Fans and pilgrims still visit. They leave flowers, messages, helmets signed by drivers. The chicane has become one of Formula 1's most visited places outside race weekends. It's not morbid-it's respectful. The circuit honors what happened by still racing here, by still pushing drivers, by still asking them to find the edge.
Imola itself is small and authentic, nothing touristy. The Rocca Sforzesca is a medieval fortress that sits above the town, and the ceramics tradition here runs deep-local artisans still make tiles and pottery. The town moves at a human pace. Most F1 fans stay in Bologna, thirty minutes away on the train, which is where the infrastructure is. But coming here to visit the circuit means you're making a deliberate choice. You're not in Monza, where the city surrounds you. You're in a quieter place where the circuit is the reason to be.
This corner of Italy has made motion and machines its calling. Maranello is sixty kilometers away-Ferrari's home, where the red car is built. Modena is where Enzo Ferrari was born. Sant'Agata Bolognese holds Lamborghini. The region is called Motor Valley, and the name fits. Decades of racing culture, engineering legacy, and car design live here.
But Emilia-Romagna is also Italy's kitchen. Bologna is forty-five minutes from Imola, a food capital where tortellini, mortadella, and Lambrusco are made the way they've been made for centuries. The region feeds as well as it races.
The Emilia Romagna Grand Prix takes place at Autodromo Enzo e Dino Ferrari-named for the two Ferraris who shaped the circuit's identity. The race was formerly the San Marino Grand Prix, a name that still carries meaning for older fans.
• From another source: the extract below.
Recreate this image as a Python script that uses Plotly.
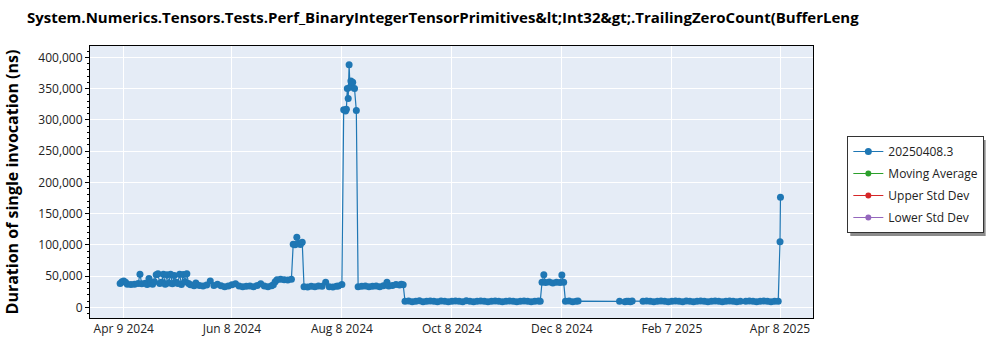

Circuit: Autodromo Enzo e Dino Ferrari | Length: 4.909 km | Corners: 19 | Laps: 63 | Lap record: 1:15.484 (Max Verstappen, 2022) | DRS zones: 1 | Race: Emilia Romagna Grand Prix
The circuit is technical, tight in places, with medium-speed corners that reward precision. The lap record was set in 2022-Max Verstappen on a qualifying run, the car running low fuel and low wing. In the race itself, fuel and tire strategy matter. There's no long straight for easy passing; positions are won through setup and consistency. The circuit favors teams with balance and drivers with feel.
| Season | Weather | F1 Races | Feel |
|---|---|---|---|
| Spring (Mar–May) | Mild, 10–20°C, some rain | Emilia Romagna GP (May) | Green, energetic, full calendar building |
| Summer (Jun–Aug) | Warm, 20–28°C, mostly dry | None | Quiet, good for trackside walking, locals everywhere |
| Autumn (Sep–Nov) | Cool, 10–20°C, pleasant | None | Still, golden light, contemplative |
| Winter (Dec–Feb) | Cold, 0–8°C, occasional rain | None | Empty, peaceful, fewer visitors |
Book your train ticket to Imola from Bologna or Milan. Walk the circuit on a non-race day to feel the layout-the Tamburello chicane, Rivazza, the Ascari corner. Visit the Rocca Sforzesca for town history. Stay in Bologna for food, culture, and a reasonable commute. If you're planning multiple circuits, Monza is accessible by train from Milan. And if you're there in May during the Emilia Romagna GP, book early-it sells out.